While it is still fashionable in Europe to talk about “the European social model” contrasted by those “American conditions” associated with rampant poverty and social exclusion (just think about those millions of Americans without any health insurance), the empirical analysis of this article shows that net social expenditures in the US (not even talking into account the social expenditures of the 50 member states of the Federation and the municipalities) are on a similar level as in the Netherlands and in Austria (Europeans tax their poor very heavily by indirect taxation), and that in addition, poverty, inequality and social imbalances have increased over time in Europe and in the US, and not just in the new European Union member countries. The author shows that in the mid 1990s Eurostat measurement scale poverty rates in the US and in the EU-15 were for all purposes identical and that inequality, as measured by the University of Texas Inequality Project time series, in both continents increased since then. The GINI income inequality and the GINI regional income inequality in the US and in the EU-15 are practically identical.
There is also a historical dimension to the Lisbon process. World systems theories maintain that the present ongoing era of globalization already has its parallel in the 19th Century. The UN CEPAL/ECLAC data referred to in this study neatly demonstrate that these epochs of globalization in the 19th Century and after 1973 shifted incomes relatively away from Western Europe, Eastern Europe and Japan and in favor of the United States and the “dominions”, while the era of regulation after 1945 (Arrighi, 1995) clearly re-allocated relative incomes to the West Europeans, to the East Europeans and the Japanese. Latin America also gained during the era of import substitution from around 1930 to around 1973. It is to be expected that Western and Eastern Europe, Latin America, and also Japan that all owed their relative ascent in global society after 1945 to their import substitution strategies, will be the main losers during the ongoing globalized decades.
In terms of 6 hard combined UNDP indicators of human survival and absolute poverty, the US outperforms several EU-15 countries, like the United Kingdom, Spain and Portugal. The centerpiece of the EU’s social policies are 47 regulations on health and safety at work and labor conditions. But fatal work accidents per 100.000 inhabitants are higher in Estonia, Spain, Latvia, Italy and Portugal than in the US; in those nations, one is really confronted with post- Soviet proportions of labor accidents. Not “American conditions” are “threatening” Europe: both continents face the same challenges, to which America – in a capitalistic sense – much more productively stood up to in the 1990s. The lack of industrial policy in the tradition of Commissioner Jacques Delors is an important variable here. The EU-25 is characterized, according to this argument, by a very high MNC penetration (UNCTAD indicator of foreign direct investment per total GDP) and other indicators of dependency, whose net effect on development is polarizing.

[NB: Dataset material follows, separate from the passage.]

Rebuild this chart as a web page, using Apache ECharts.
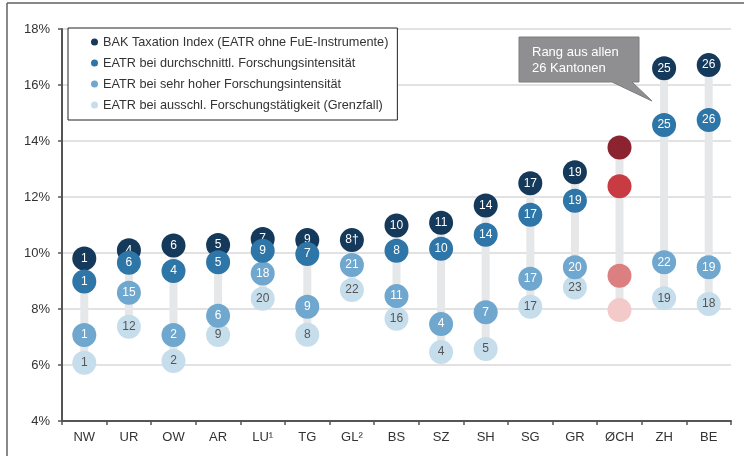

Human capital policy (public education expenditures per GDP) is also playing an important role in explaining international growth differentials. The relevance of the “Delors” factors for the explanation of economic efficiency, gender justice, employment, social cohesion and sustainable development is shown in multiple regression analyses with 130 countries. It is shown that Europe indeed corresponds to such an analysis; even worse, it is also to be expected that the “Latin Americanization” of European society will go on, if Europe does not return to the Delors agenda.